GIVEN EXERCISE | Give every line of the data again, unchanged, but with no pictures.

SUPPLIED INFORMATION |
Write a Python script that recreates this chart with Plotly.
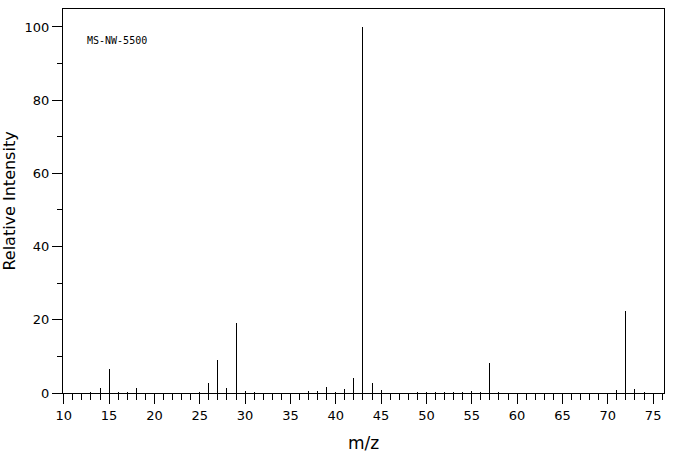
import plotly.graph_objects as go

mz = [13, 14, 15, 16, 17, 18, 25, 26, 27, 28, 29, 30, 31, 37, 38, 39, 40, 41, 42, 43,
      44, 45, 49, 50, 51, 52, 53, 54, 55, 56, 57, 58, 71, 72, 73, 74]
intensity = [0.3, 1.4, 6.6, 0.3, 0.3, 1.4, 0.3, 2.8, 9.1, 1.4, 19.0, 0.5, 0.3, 0.5, 0.5, 1.6, 0.3, 1.1, 4.1, 100,
             2.8, 0.7, 0.3, 0.3, 0.3, 0.3, 0.3, 0.3, 0.5, 0.3, 8.1, 0.3, 0.8, 22.3, 1.1, 0.3]
x_ticks = [10, 15, 20, 25, 30, 35, 40, 45, 50, 55, 60, 65, 70, 75]
y_ticks = [0, 20, 40, 60, 80, 100]
label = "MS-NW-5500"

xs, ys = [], []
for m, v in zip(mz, intensity):
    xs += [m, m, None]
    ys += [0, v, None]

fig = go.Figure(go.Scatter(x=xs, y=ys, mode="lines",
                           line=dict(color="black", width=1), hoverinfo="skip"))

font = "DejaVu Sans"
fig.update_layout(
    width=676, height=455,
    margin=dict(l=63, r=12, t=9, b=62),
    paper_bgcolor="white", plot_bgcolor="white",
    showlegend=False,
    font=dict(family=font, size=13, color="black"),
    xaxis=dict(range=[9.92, 76.2], tickvals=x_ticks, ticks="outside", ticklen=10,
               tickcolor="black", showgrid=False, zeroline=False, automargin=False,
               showline=True, linecolor="black", linewidth=1, mirror=True,
               minor=dict(dtick=1, tick0=10, ticks="outside", ticklen=6, tickcolor="black", showgrid=False),
               title=dict(text="m/z", font=dict(size=17, family=font)),
               tickfont=dict(size=13, family=font)),
    yaxis=dict(range=[0, 104.9], tickvals=y_ticks, ticks="outside", ticklen=10,
               tickcolor="black", showgrid=False, zeroline=False, automargin=False,
               showline=True, linecolor="black", linewidth=1, mirror=True,
               minor=dict(dtick=10, ticks="outside", ticklen=5, tickcolor="black", showgrid=False),
               title=dict(text="Relative Intensity", font=dict(size=16, family=font)),
               tickfont=dict(size=13, family=font)),
    annotations=[dict(text=label, xref="paper", yref="paper", x=0.037, y=0.919,
                      xanchor="left", yanchor="middle", showarrow=False,
                      font=dict(family="DejaVu Sans Mono", size=10, color="black"))],
)

post = """
document.body.style.margin = '0';
document.querySelectorAll('.scatterlayer path.js-line, .xtick path, .ytick path, path.xtick, path.ytick, .xlines-above, .ylines-above').forEach(function(p){
  p.style.shapeRendering = 'crispEdges';
});
"""
fig.write_html("out.html", post_script=post, config={"displayModeBar": False})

RESULT FOR THIS TASK |
Write a Python script that recreates this chart with Plotly.
import plotly.graph_objects as go

mz = [13, 14, 15, 16, 17, 18, 25, 26, 27, 28, 29, 30, 31, 37, 38, 39, 40, 41, 42, 43,
      44, 45, 49, 50, 51, 52, 53, 54, 55, 56, 57, 58, 71, 72, 73, 74]
intensity = [0.3, 1.4, 6.6, 0.3, 0.3, 1.4, 0.3, 2.8, 9.1, 1.4, 19.0, 0.5, 0.3, 0.5, 0.5, 1.6, 0.3, 1.1, 4.1, 100,
             2.8, 0.7, 0.3, 0.3, 0.3, 0.3, 0.3, 0.3, 0.5, 0.3, 8.1, 0.3, 0.8, 22.3, 1.1, 0.3]
x_ticks = [10, 15, 20, 25, 30, 35, 40, 45, 50, 55, 60, 65, 70, 75]
y_ticks = [0, 20, 40, 60, 80, 100]
label = "MS-NW-5500"

xs, ys = [], []
for m, v in zip(mz, intensity):
    xs += [m, m, None]
    ys += [0, v, None]

fig = go.Figure(go.Scatter(x=xs, y=ys, mode="lines",
                           line=dict(color="black", width=1), hoverinfo="skip"))

font = "DejaVu Sans"
fig.update_layout(
    width=676, height=455,
    margin=dict(l=63, r=12, t=9, b=62),
    paper_bgcolor="white", plot_bgcolor="white",
    showlegend=False,
    font=dict(family=font, size=13, color="black"),
    xaxis=dict(range=[9.92, 76.2], tickvals=x_ticks, ticks="outside", ticklen=10,
               tickcolor="black", showgrid=False, zeroline=False, automargin=False,
               showline=True, linecolor="black", linewidth=1, mirror=True,
               minor=dict(dtick=1, tick0=10, ticks="outside", ticklen=6, tickcolor="black", showgrid=False),
               title=dict(text="m/z", font=dict(size=17, family=font)),
               tickfont=dict(size=13, family=font)),
    yaxis=dict(range=[0, 104.9], tickvals=y_ticks, ticks="outside", ticklen=10,
               tickcolor="black", showgrid=False, zeroline=False, automargin=False,
               showline=True, linecolor="black", linewidth=1, mirror=True,
               minor=dict(dtick=10, ticks="outside", ticklen=5, tickcolor="black", showgrid=False),
               title=dict(text="Relative Intensity", font=dict(size=16, family=font)),
               tickfont=dict(size=13, family=font)),
    annotations=[dict(text=label, xref="paper", yref="paper", x=0.037, y=0.919,
                      xanchor="left", yanchor="middle", showarrow=False,
                      font=dict(family="DejaVu Sans Mono", size=10, color="black"))],
)

post = """
document.body.style.margin = '0';
document.querySelectorAll('.scatterlayer path.js-line, .xtick path, .ytick path, path.xtick, path.ytick, .xlines-above, .ylines-above').forEach(function(p){
  p.style.shapeRendering = 'crispEdges';
});
"""
fig.write_html("out.html", post_script=post, config={"displayModeBar": False})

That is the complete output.